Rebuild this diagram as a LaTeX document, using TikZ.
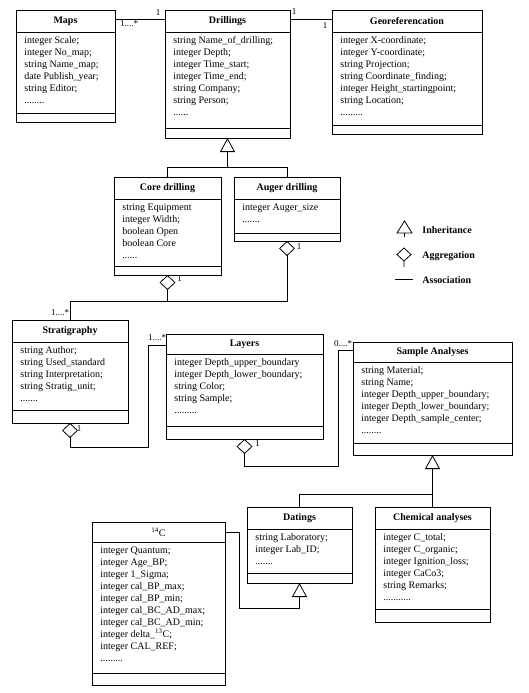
\documentclass[tikz,border=0pt]{standalone}
\usepackage{fontspec}
\setmainfont{Liberation Serif}
\usetikzlibrary{arrows.meta, calc, positioning}

% class box: name, x, y, width, title height, attribute bottom, height, title, attributes
\newcommand{\umlclass}[9]{%
  \node[classbox, minimum width=#4pt, minimum height=#7pt] (#1) at (#2,#3) {};
  \draw ($(#1.north west)+(0,#5)$) -- ($(#1.north east)+(0,#5)$);
  \draw ($(#1.north west)+(0,#6)$) -- ($(#1.north east)+(0,#6)$);
  \node[classtitle] (#1-title) at ($(#1.north)+(0,#5/2)$) {#8};
  \node[classattr] (#1-attr) at ($(#1.north west)+(8,#5+4)$) {#9};
}

\begin{document}
\begin{tikzpicture}[x=1pt, y=-1pt, line width=0.8pt,
    classbox/.style={rectangle, draw, anchor=north west, inner sep=0pt, outer sep=0pt},
    classtitle/.style={inner sep=0pt, font=\bfseries\fontsize{10}{12}\selectfont},
    classattr/.style={anchor=north west, align=left, inner sep=0pt, font=\fontsize{10}{12}\selectfont},
    mult/.style={inner sep=0pt, font=\fontsize{9}{11}\selectfont},
    inherit/.style={-{Triangle[open, length=14pt, width=15pt]}},
    aggr/.style={{Diamond[open, length=15pt, width=16pt]}-},
    legend/.style={anchor=west, inner sep=0pt, font=\bfseries\fontsize{10}{12}\selectfont}]
    \useasboundingbox (0,0) rectangle (529,693);

    \umlclass{maps}{16}{10}{99}{22}{103}{112}{Maps}{integer Scale;\\integer No\_map;\\string Name\_map;\\date Publish\_year;\\string Editor;\\........}
    \umlclass{drillings}{165}{10}{125}{22}{118}{128}{Drillings}{string Name\_of\_drilling;\\integer Depth;\\integer Time\_start;\\integer Time\_end;\\string Company;\\string Person;\\......}
    \umlclass{georef}{332}{10}{150}{22}{115}{124}{Georeferencation}{integer X-coordinate;\\integer Y-coordinate;\\string Projection;\\string Coordinate\_finding;\\integer Height\_startingpoint;\\string Location;\\.........}
    \umlclass{core}{114}{177}{107}{22}{89}{98}{Core drilling}{string Equipment\\integer Width;\\boolean Open\\boolean Core\\......}
    \umlclass{auger}{234}{177}{106}{22}{56}{64}{Auger drilling}{integer Auger\_size\\.......}
    \umlclass{strat}{12}{320}{116}{22}{90}{103}{Stratigraphy}{string Author;\\string Used\_standard\\string Interpretation;\\string Stratig\_unit;\\.......}
    \umlclass{layers}{166}{334}{157}{20}{92}{105}{Layers}{integer Depth\_upper\_boundary\\integer Depth\_lower\_boundary;\\string Color;\\string Sample;\\.........}
    \umlclass{sample}{353}{342}{159}{20}{101}{113}{Sample Analyses}{string Material;\\string Name;\\integer Depth\_upper\_boundary;\\integer Depth\_lower\_boundary;\\integer Depth\_sample\_center;\\........}
    \umlclass{c14}{92}{522}{133}{20}{151}{163}{\mdseries\textsuperscript{14}C}{integer Quantum;\\integer Age\_BP;\\integer 1\_Sigma;\\integer cal\_BP\_max;\\integer cal\_BP\_min;\\integer cal\_BC\_AD\_max;\\integer cal\_BC\_AD\_min;\\integer delta\_\textsuperscript{13}C;\\integer CAL\_REF;\\.........}
    \umlclass{datings}{247}{507}{105}{22}{66}{76}{Datings}{string Laboratory;\\integer Lab\_ID;\\.......}
    \umlclass{chem}{375}{507}{115}{22}{102}{115}{Chemical analyses}{integer C\_total;\\integer C\_organic;\\integer Ignition\_loss;\\integer CaCo3;\\string Remarks;\\...........}

    % associations
    \draw ($(maps.north east)+(0,9)$) -- ($(drillings.north west)+(0,9)$);
    \draw ($(drillings.north east)+(0,9)$) -- ($(georef.north west)+(0,9)$);

    % inheritance
    \coordinate (inh1) at ($(drillings.south)+(0,29)$);
    \draw[inherit] (core.north) |- (inh1) -- (drillings.south);
    \draw (auger.north) |- (inh1);
    \coordinate (inh2) at ($(sample.south)+(0,39)$);
    \draw[inherit] (chem.north) -- (sample.south);
    \draw (datings.north) |- (inh2);
    \draw[inherit] ($(c14.north east)+(0,10)$) -- ++(14,0) |- ($(datings.south)+(0,25)$) -- (datings.south);

    % aggregation
    \draw[aggr] (core.south) -- ++(0,26);
    \draw[aggr] (auger.south) -- ++(0,60) -| (strat.north);
    \draw[aggr] (strat.south) -- ++(0,24) -| ($(layers.north west)+(-18,11)$) -- ($(layers.north west)+(0,11)$);
    \draw[aggr] (layers.south) -- ++(0,27) -| ($(sample.north west)+(-15,8)$) -- ($(sample.north west)+(0,8)$);

    % multiplicities
    \node[mult] (m-maps) at ($(maps.north east)+(14,14)$) {1....*};
    \node[mult] (m-dril1) at ($(drillings.north west)+(-7,3)$) {1};
    \node[mult] (m-dril2) at ($(drillings.north east)+(4,2)$) {1};
    \node[mult] (m-geo) at ($(georef.north west)+(-7,16)$) {1};
    \node[mult] (m-core) at ($(core.south)+(12,4)$) {1};
    \node[mult] (m-auger) at ($(auger.south)+(12,6)$) {1};
    \node[mult] (m-strat1) at ($(strat.north)+(-10,-7)$) {1....*};
    \node[mult] (m-strat2) at ($(strat.south)+(9,6)$) {1};
    \node[mult] (m-layers1) at ($(layers.north west)+(-9,4)$) {1....*};
    \node[mult] (m-layers2) at ($(layers.south)+(13,5)$) {1};
    \node[mult] (m-sample) at ($(sample.north west)+(-10,2)$) {0....*};

    % legend
    \draw (397,233) -- (404.5,221) -- (412,233) -- cycle (404.5,233) -- (404.5,237);
    \draw (404,248) -- (411,254.5) -- (404,261) -- (397,254.5) -- cycle (404,261) -- (404,267);
    \draw (395,279) -- (413,279);
    \node[legend] (leg-inh) at (422,230) {Inheritance};
    \node[legend] (leg-agg) at (422,256) {Aggregation};
    \node[legend] (leg-ass) at (422,280) {Association};
\end{tikzpicture}
\end{document}
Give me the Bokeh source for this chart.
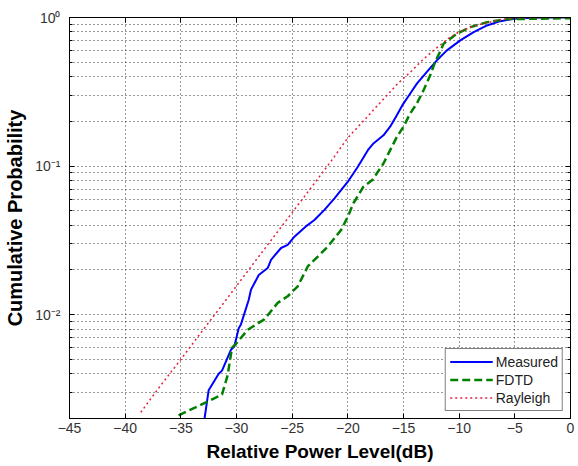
from bokeh.plotting import figure
from bokeh.models import FixedTicker, LinearAxis, LogAxis, Range1d, Legend, LegendItem
from bokeh.embed import file_html
from bokeh.resources import INLINE

# ---- data ----
measured_x = [-32.87, -32.5, -31.6, -31.3, -30.5, -30.2, -29.8, -29.6, -28.9, -28.7,
              -28.0, -27.2, -26.9, -26.0, -25.4, -24.8, -23.8, -23.0, -22.1, -21.2,
              -20.0, -19.1, -18.2, -17.7, -16.8, -16.2, -15.6, -15.1, -14.5, -13.8,
              -12.9, -12.0, -11.1, -9.9, -8.7, -7.5, -6.3, -5.1, -3.6, -2.0, 0.0]
measured_p = [0.002, 0.0031, 0.0040, 0.0042, 0.0058, 0.0061, 0.0081, 0.0086, 0.0126, 0.0147,
              0.0185, 0.0206, 0.0234, 0.0281, 0.0295, 0.0335, 0.0391, 0.0434, 0.0507, 0.0607,
              0.0785, 0.0989, 0.128, 0.142, 0.161, 0.184, 0.220, 0.257, 0.300, 0.359,
              0.430, 0.515, 0.601, 0.701, 0.796, 0.884, 0.945, 0.980, 0.995, 0.999, 1.0]

fdtd_x = [-35.2, -32.6, -31.3, -30.8, -30.4, -30.1, -29.0, -27.5, -26.3, -25.4,
          -24.5, -23.6, -22.7, -21.8, -20.6, -20.0, -19.5, -18.6, -17.8, -16.8,
          -16.2, -15.6, -15.0, -14.4, -13.8, -13.2, -12.6, -12.1, -11.8, -11.4,
          -10.2, -9.0, -7.5, -5.7, -3.6, 0.0]
fdtd_p = [0.0021, 0.0026, 0.0029, 0.0039, 0.0060, 0.0063, 0.0079, 0.0093, 0.0120, 0.0133,
          0.0155, 0.0211, 0.0246, 0.0287, 0.0372, 0.0457, 0.0562, 0.0726, 0.0805, 0.104,
          0.128, 0.157, 0.184, 0.226, 0.264, 0.324, 0.408, 0.515, 0.571, 0.666,
          0.778, 0.861, 0.929, 0.975, 0.980, 0.990]

rayleigh_x = [-38.6, -37.0, -35.0, -33.0, -31.0, -29.0, -27.0, -25.0, -23.0, -21.5,
              -20.0, -18.5, -17.0, -15.5, -14.3, -13.2, -12.3, -11.0, -10.0, -9.0,
              -8.0, -7.0, -6.0, -5.0, -4.0, -2.0, 0.0]
rayleigh_p = [0.0022, 0.0032, 0.0050, 0.0079, 0.0124, 0.0196, 0.0309, 0.0486, 0.0766, 0.108,
              0.155, 0.205, 0.272, 0.360, 0.435, 0.525, 0.600, 0.720, 0.800, 0.860,
              0.905, 0.940, 0.975, 0.990, 0.996, 0.999, 1.0]

x_ticks = [-45, -40, -35, -30, -25, -20, -15, -10, -5, 0]
y_major = [0.01, 0.1, 1.0]
y_major_labels = {0.01: "10\u207b\u00b2", 0.1: "10\u207b\u00b9", 1.0: "10\u2070"}
y_minor = [0.002, 0.003, 0.004, 0.005, 0.006, 0.007, 0.008, 0.009,
           0.02, 0.03, 0.04, 0.05, 0.06, 0.07, 0.08, 0.09,
           0.2, 0.3, 0.4, 0.5, 0.6, 0.7, 0.8, 0.9]

FONT = "Liberation Sans"

p = figure(width=576, height=464, x_range=Range1d(-45, 0), y_range=Range1d(0.002, 1),
           y_axis_type="log", output_backend="svg", toolbar_location=None,
           min_border_left=69, min_border_right=6, min_border_top=17, min_border_bottom=45)
p.background_fill_color = "white"
p.border_fill_color = "white"
p.outline_line_color = "black"
p.outline_line_width = 1

xt = FixedTicker(ticks=x_ticks)
yt = FixedTicker(ticks=y_major, minor_ticks=y_minor)

p.xaxis.ticker = xt
p.yaxis.ticker = yt
p.xgrid.ticker = xt
p.ygrid.ticker = yt

for g in (p.xgrid, p.ygrid):
    g.grid_line_color = "black"
    g.grid_line_dash = "1 3"
    g.grid_line_width = 1
    g.grid_line_alpha = 0.8
p.ygrid.minor_grid_line_color = "black"
p.ygrid.minor_grid_line_dash = "1 3"
p.ygrid.minor_grid_line_alpha = 0.8

p.yaxis.major_label_overrides = y_major_labels

for ax in (p.xaxis, p.yaxis):
    ax.axis_line_color = "black"
    ax.major_tick_in = 5
    ax.major_tick_out = 0
    ax.minor_tick_in = 3
    ax.minor_tick_out = 0
    ax.major_tick_line_color = "black"
    ax.major_label_text_font = FONT
    ax.major_label_text_font_size = "14px"
    ax.major_label_text_color = "#333333"
    ax.axis_label_text_font = FONT
    ax.axis_label_text_font_size = "19px"
    ax.axis_label_text_font_style = "bold"
    ax.axis_label_text_color = "black"
p.yaxis.axis_label_text_font_size = "20px"
p.xaxis.minor_tick_line_color = None
p.xaxis.major_label_standoff = 4
p.yaxis.major_label_standoff = 9
p.xaxis.axis_label = "Relative Power Level(dB)"
p.yaxis.axis_label = "Cumulative Probability"
p.xaxis.axis_label_standoff = 5
p.yaxis.axis_label_standoff = 6

top = LinearAxis(ticker=xt, major_label_text_font_size="1px", major_label_text_alpha=0,
                 major_label_standoff=0,
                 major_tick_in=5, major_tick_out=0, minor_tick_line_color=None,
                 axis_line_color="black")
right = LogAxis(ticker=yt, major_label_text_font_size="1px", major_label_text_alpha=0,
                major_label_standoff=0,
                major_tick_in=5, major_tick_out=0, minor_tick_in=3, minor_tick_out=0,
                axis_line_color="black")
p.add_layout(top, "above")
p.add_layout(right, "right")

r1 = p.line(measured_x, measured_p, line_color="#0000ff", line_width=2)
r2 = p.line(fdtd_x, fdtd_p, line_color="#008000", line_width=2.5, line_dash="8 4")
r3 = p.line(rayleigh_x, rayleigh_p, line_color="#e0203a", line_width=1.5, line_dash="2 3")

legend = Legend(items=[LegendItem(label="Measured", renderers=[r1]),
                       LegendItem(label="FDTD", renderers=[r2]),
                       LegendItem(label="Rayleigh", renderers=[r3])],
                location="bottom_right")
legend.label_text_font = FONT
legend.label_text_font_size = "14px"
legend.label_text_color = "#222222"
legend.border_line_color = "black"
legend.border_line_width = 1
legend.background_fill_color = "white"
legend.background_fill_alpha = 1
legend.glyph_width = 43
legend.glyph_height = 17
legend.label_height = 17
legend.label_standoff = 3
legend.spacing = 1
legend.padding = 4
legend.margin = 7
p.add_layout(legend, "center")

open("out.html", "w").write(file_html(p, INLINE))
###
* Aim
The required output is the exact run of lines from the start of the records through the line containing "(0,0) rectangle (529,693);", both ends included, with no pictures.

* Answer for the task
Rebuild this diagram as a LaTeX document, using TikZ.
\documentclass[tikz,border=0pt]{standalone}
\usepackage{fontspec}
\setmainfont{Liberation Serif}
\usetikzlibrary{arrows.meta, calc, positioning}

% class box: name, x, y, width, title height, attribute bottom, height, title, attributes
\newcommand{\umlclass}[9]{%
  \node[classbox, minimum width=#4pt, minimum height=#7pt] (#1) at (#2,#3) {};
  \draw ($(#1.north west)+(0,#5)$) -- ($(#1.north east)+(0,#5)$);
  \draw ($(#1.north west)+(0,#6)$) -- ($(#1.north east)+(0,#6)$);
  \node[classtitle] (#1-title) at ($(#1.north)+(0,#5/2)$) {#8};
  \node[classattr] (#1-attr) at ($(#1.north west)+(8,#5+4)$) {#9};
}

\begin{document}
\begin{tikzpicture}[x=1pt, y=-1pt, line width=0.8pt,
    classbox/.style={rectangle, draw, anchor=north west, inner sep=0pt, outer sep=0pt},
    classtitle/.style={inner sep=0pt, font=\bfseries\fontsize{10}{12}\selectfont},
    classattr/.style={anchor=north west, align=left, inner sep=0pt, font=\fontsize{10}{12}\selectfont},
    mult/.style={inner sep=0pt, font=\fontsize{9}{11}\selectfont},
    inherit/.style={-{Triangle[open, length=14pt, width=15pt]}},
    aggr/.style={{Diamond[open, length=15pt, width=16pt]}-},
    legend/.style={anchor=west, inner sep=0pt, font=\bfseries\fontsize{10}{12}\selectfont}]
    \useasboundingbox (0,0) rectangle (529,693);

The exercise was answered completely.